И опять мы сидим на нашей скамейке. В центре доски лупой выжжено: «Это место мое. Кто сядет, тому смерть. Бахиля». Сейчас на этом месте чинно восседает Рыжик. После недавней истории в милиции мы дружно приняли Лидочку в свою компанию.
Лидочку словно подменили. Она уже не хохочет на весь двор, и даже когда маленький Славик показывает ей один палец, Лидочка только хмурится, грозит:
— Вот я тебе!
О чем бы мы ни говорили, будь то о линкорах, самолетах, о кино или пограничниках, Лидочка поднимает рыжие бровки, просит:
— Ну-ка, поподробнее. Это мировецки.
Лариска открыла окно, всем сделала знак рукой: «Привет!» Уселась с гитарой, украшенной синим бантом, на подоконнике, побренчала, побренчала, настроилась, и вдруг полились сверху на наш двор, перечерченный крест-накрест веревками с мокрым бельем, слова неслыханной песни про три эсминца.

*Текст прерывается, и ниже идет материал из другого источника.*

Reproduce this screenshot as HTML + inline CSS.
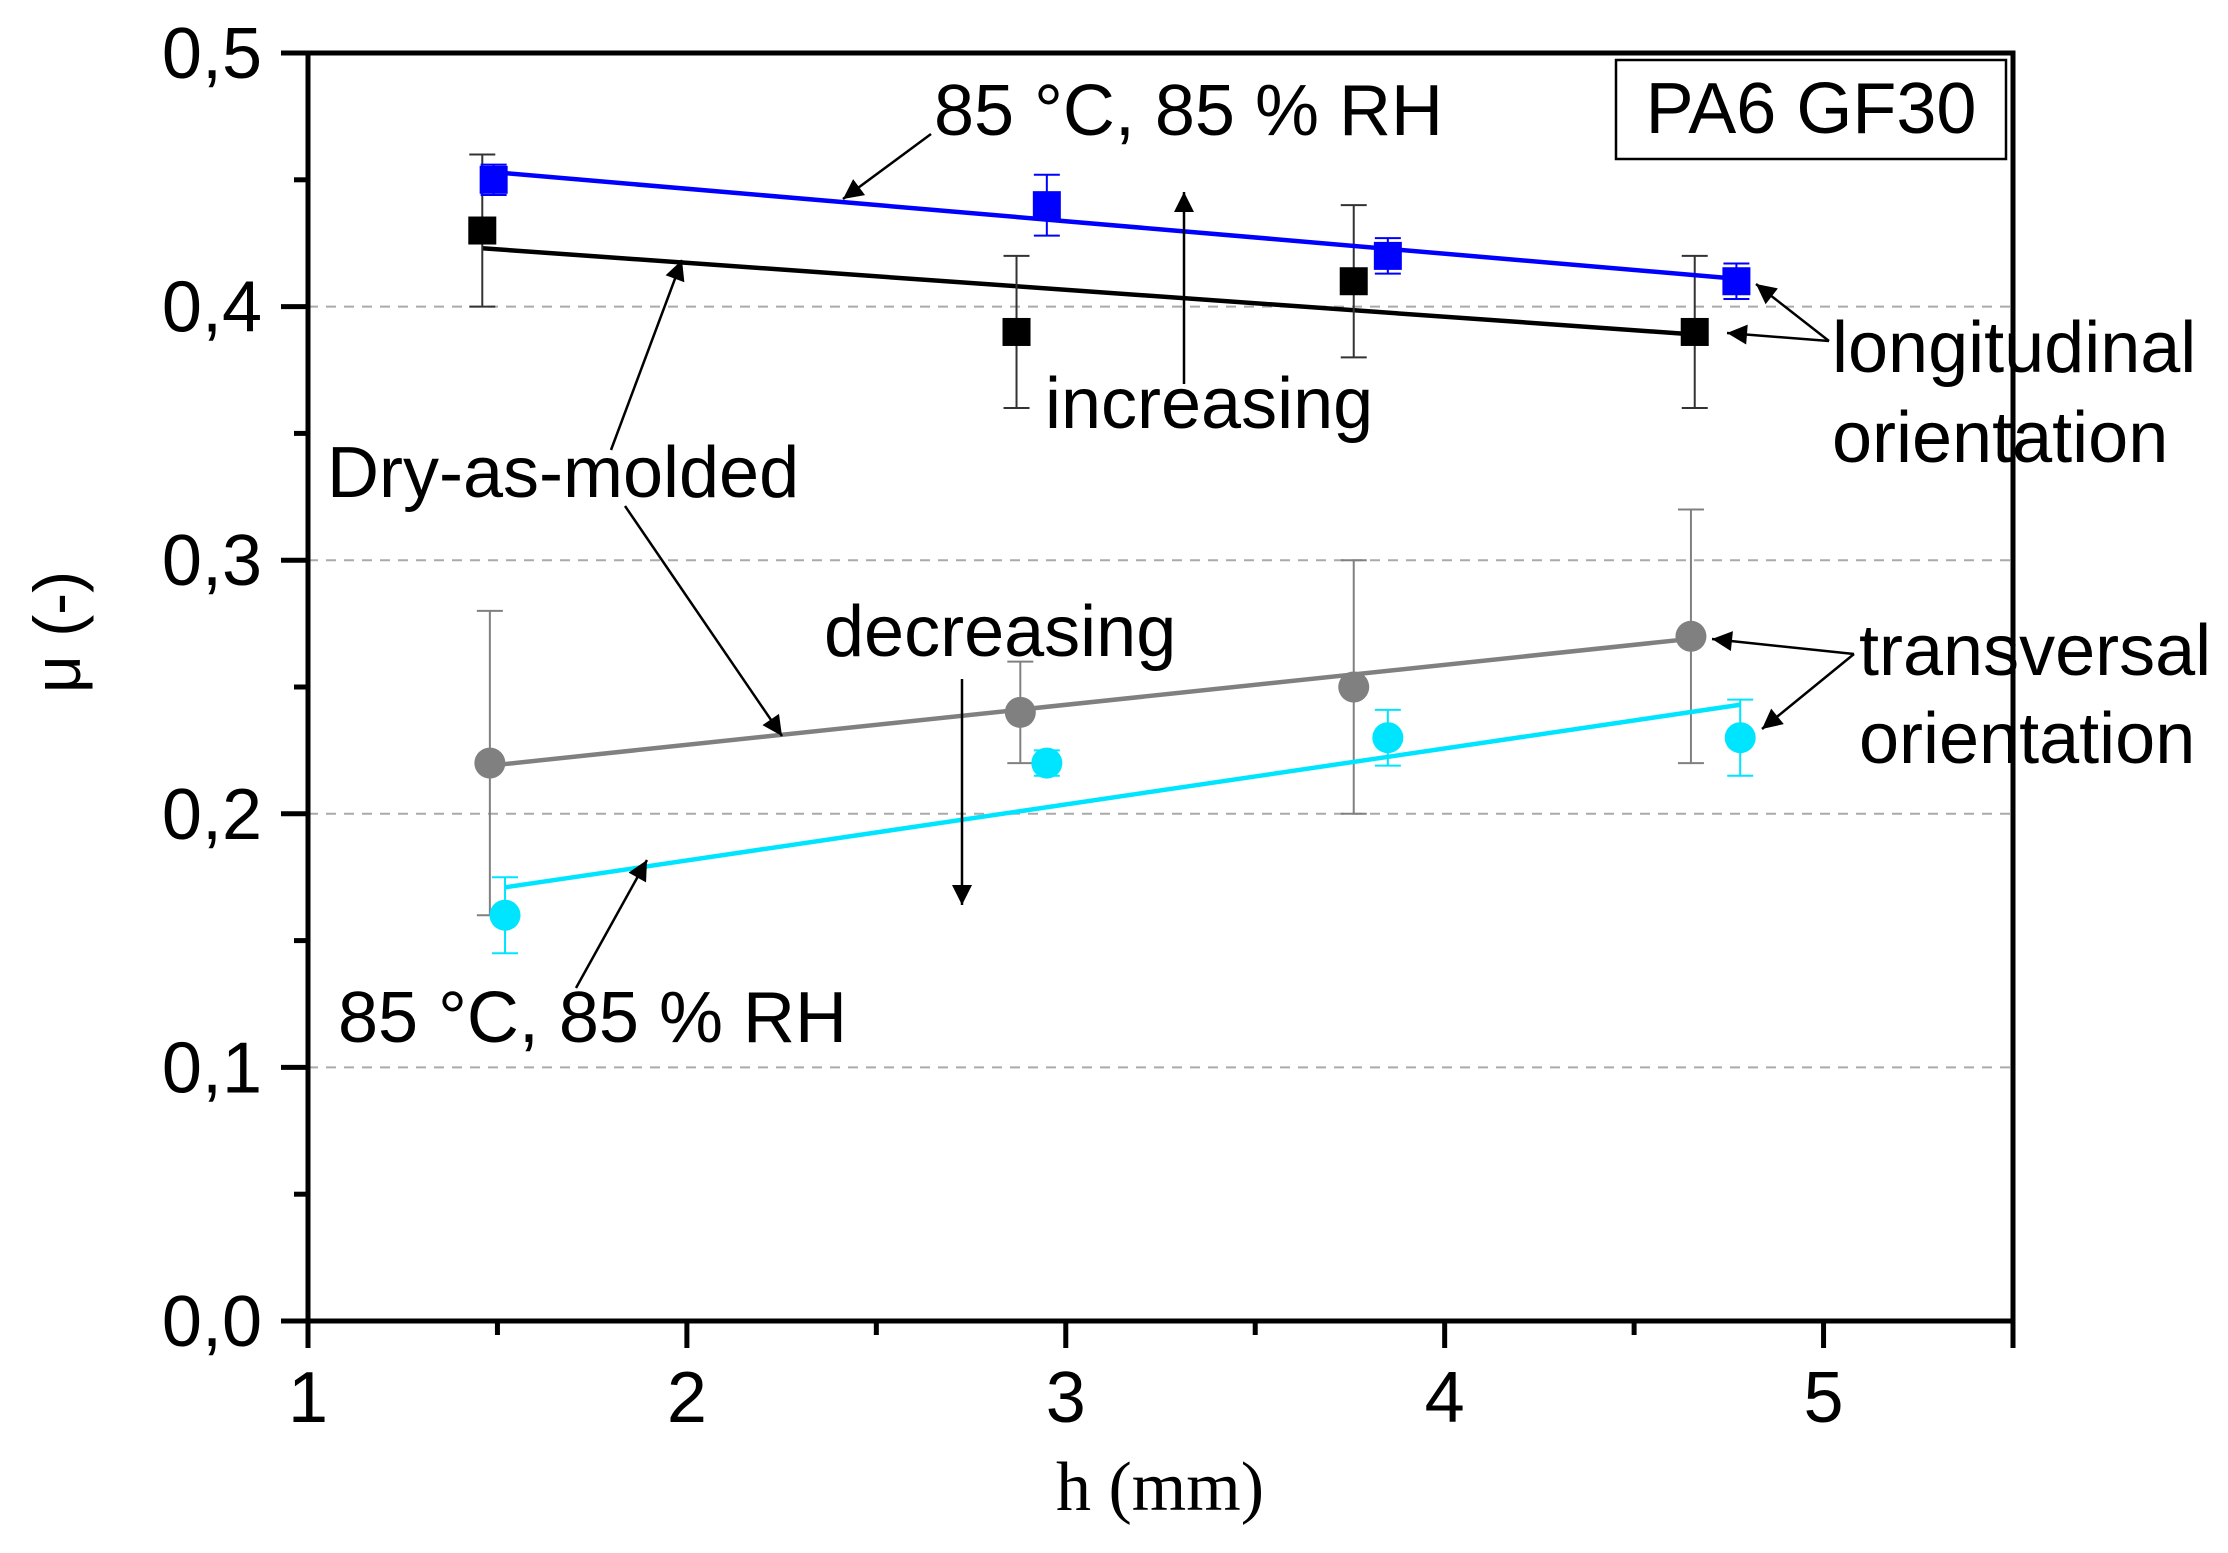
<!DOCTYPE html>
<html><head><meta charset="utf-8"><style>
html,body{margin:0;padding:0;background:#fff;}
svg{display:block;font-family:"Liberation Sans",Arial,sans-serif;}
</style></head><body>
<svg id="chart" width="2228" height="1553" viewBox="0 0 2228 1553" xmlns="http://www.w3.org/2000/svg">
<defs>
<marker id="ah" viewBox="0 0 10 10" refX="10" refY="5" markerWidth="30" markerHeight="20" markerUnits="userSpaceOnUse" orient="auto"><path d="M0,0 L10,5 L0,10 z" fill="#000"/></marker>
</defs>
<g id="grid"></g>
<g id="axes"></g>
<g id="series"></g>
<g id="annot" font-size="72" fill="#000">
<rect x="1616" y="60" width="390" height="99" fill="#fff" stroke="#000" stroke-width="2.5"/>
<text x="1811" y="133" text-anchor="middle">PA6 GF30</text>
<text x="934" y="135">85 °C, 85 % RH</text>
<text x="1045" y="428">increasing</text>
<text x="1832" y="372">longitudinal</text>
<text x="1832" y="462">orientation</text>
<text x="327" y="497">Dry-as-molded</text>
<text x="824" y="656">decreasing</text>
<text x="1859" y="675">transversal</text>
<text x="1859" y="763">orientation</text>
<text x="338" y="1042">85 °C, 85 % RH</text>
<g stroke="#000" stroke-width="2.5" marker-end="url(#ah)">
<line x1="931" y1="134" x2="843" y2="199"/>
<line x1="611" y1="450" x2="682" y2="260"/>
<line x1="625" y1="506" x2="782" y2="736"/>
<line x1="1184" y1="384" x2="1184" y2="192"/>
<line x1="962" y1="679" x2="962" y2="905"/>
<line x1="1829" y1="341" x2="1756" y2="284"/>
<line x1="1829" y1="341" x2="1727" y2="333"/>
<line x1="1854" y1="654" x2="1712" y2="639"/>
<line x1="1854" y1="654" x2="1762" y2="729"/>
<line x1="576" y1="988" x2="647" y2="860"/>
</g>
</g>
</svg>
<script>
const xTicks=[1,2,3,4,5];
const yTicks=[0,0.1,0.2,0.3,0.4,0.5];
const yTickLabels=["0,0","0,1","0,2","0,3","0,4","0,5"];
const gridVals=[0.1,0.2,0.3,0.4];
const blueX=[1.49,2.95,3.85,4.77], blueY=[0.45,0.44,0.42,0.41], blueErr=[0.006,0.012,0.007,0.007];
const blackX=[1.46,2.87,3.76,4.66], blackY=[0.43,0.39,0.41,0.39], blackErr=[0.03,0.03,0.03,0.03];
const grayX=[1.48,2.88,3.76,4.65], grayY=[0.22,0.24,0.25,0.27], grayErr=[0.06,0.02,0.05,0.05];
const cyanX=[1.52,2.95,3.85,4.78], cyanY=[0.16,0.22,0.23,0.23], cyanErr=[0.015,0.005,0.011,0.015];
const blueFit=[0.453,0.411], blackFit=[0.423,0.389], grayFit=[0.219,0.269], cyanFit=[0.171,0.243];

const X0=308,X1=2013,Y0=1321,Y1=53;
const sx=v=>X0+(v-1)/(5.5-1)*(X1-X0);
const sy=v=>Y0-v/0.5*(Y0-Y1);
const NS="http://www.w3.org/2000/svg";
function mk(tag,attrs,parent){const e=document.createElementNS(NS,tag);for(const k in attrs)e.setAttribute(k,attrs[k]);parent.appendChild(e);return e;}
const grid=document.getElementById('grid'),axes=document.getElementById('axes'),ser=document.getElementById('series');
gridVals.forEach(v=>{const l=mk('line',{x1:X0,x2:X1,y1:sy(v),y2:sy(v),stroke:'#aaa','stroke-width':2,'stroke-dasharray':'10 8'},grid);

});
const fr=mk('path',{d:`M${X0-27},${Y1} H${X1} V${Y0+27} M${X1},${Y0} H${X0-27} M${X0},${Y0+27} V${Y1}`,fill:'none',stroke:'#000','stroke-width':5},axes);


yTicks.forEach((v,i)=>{const t=mk('line',{x1:X0-27,x2:X0,y1:sy(v),y2:sy(v),stroke:'#000','stroke-width':5},axes);


const tx=mk('text',{x:262,y:sy(v)+25,'text-anchor':'end','font-size':72},axes);tx.textContent=yTickLabels[i];


if(i<yTicks.length-1){const m=mk('line',{x1:X0-14,x2:X0,y1:sy(v+0.05),y2:sy(v+0.05),stroke:'#000','stroke-width':5},axes);

}});
xTicks.forEach(v=>{const t=mk('line',{x1:sx(v),x2:sx(v),y1:Y0,y2:Y0+27,stroke:'#000','stroke-width':5},axes);


const tx=mk('text',{x:sx(v),y:1422,'text-anchor':'middle','font-size':72},axes);tx.textContent=String(v);


const m=mk('line',{x1:sx(v+0.5),x2:sx(v+0.5),y1:Y0,y2:Y0+14,stroke:'#000','stroke-width':5},axes);

});
const xt=mk('text',{x:1160,y:1510,'text-anchor':'middle','font-size':70,'font-family':'"Liberation Serif",serif'},axes);xt.textContent='h (mm)';


const yt=mk('text',{x:0,y:0,'text-anchor':'middle','font-size':66,transform:'translate(80,632) rotate(-90)'},axes);yt.textContent='μ (-)';



function series(name,xs,ys,es,fit,color,lineColor,shape){
  const g=mk('g',{},ser);
  
  
  const fl=mk('line',{x1:sx(xs[0]),y1:sy(fit[0]),x2:sx(xs[xs.length-1]),y2:sy(fit[1]),stroke:lineColor,'stroke-width':4.5},g);
  
  
  xs.forEach((x,i)=>{const cx=sx(x),cy=sy(ys[i]),e1=sy(ys[i]+es[i]),e2=sy(ys[i]-es[i]);
    const eb=mk('path',{d:`M${cx},${e1} V${e2} M${cx-13},${e1} H${cx+13} M${cx-13},${e2} H${cx+13}`,stroke:lineColor==='#000'?'#333':color,'stroke-width':2,fill:'none'},g);
    
    
    let m;
    if(shape==='sq')m=mk('rect',{x:cx-14,y:cy-14,width:28,height:28,fill:color},g);
    else m=mk('circle',{cx:cx,cy:cy,r:15.5,fill:color},g);
    
    });
}
series('dry-longitudinal',blackX,blackY,blackErr,blackFit,'#000','#000','sq');
series('humid-longitudinal',blueX,blueY,blueErr,blueFit,'#0000ff','#0000ff','sq');
series('dry-transversal',grayX,grayY,grayErr,grayFit,'#808080','#808080','c');
series('humid-transversal',cyanX,cyanY,cyanErr,cyanFit,'#00e5ff','#00e5ff','c');
</script>
</body></html>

Тихо, вкрадчиво рассказывают струны гитары о том, как в далекую тревожную осень девятнадцатого года тихо, без огней вышли из Кронштадта в балтийские воды три патрульных эсминца «Гавриил», «Константин» и «Свобода». Они вышли на защиту молодой Советской республики. Паек — одна тарань, негодное топливо, рваные, истертые на сухопутных фронтах бушлаты, и горячая, страстная вера в революцию, в Ленина. Корабли шли с неполным составом команд; многие буйные матросские головы были сложены на Дону, в Поволжье.
На носу эсминцев стояли по два матроса — впередсмотрящие. Стояли, подняв от брызг воротники бушлатов, напряженно прищурившись в темноту. В карманах, в крошках махорки — пайка хлеба, должен бы быть и сахар, да отдан тонконогой кронштадтской детворе. Застыли у пушек молчаливые комендоры, истомились уши: ждут команду «огонь!».
А потом случилось страшное. В Кронштадт принесли чайки жуткую весть о гибели трех эсминцев.
Лариса поет очень тихо, словно для себя одной, на нашу скамейку даже не посмотрит. Зато мы все задрали головы, не шелохнемся.
Налей, браток, рассказывать нет мочи,
Про смерть людей, про краснофлотский стон…
И вдруг синий бант на гитаре развязался и медленно стал планировать в нашу сторону. Песня оборвалась. Я вскочил, поймал ленту, скатал туго, забросил обратно в окно. Лариса ловко ее поймала, приветливо улыбнулась.
Смотреть противно,— это говорит Лидочка, встает и ныряет под веревки с бельем. Я хочу ее вернуть, но слова этой волшебной песни удерживают меня на скамейке.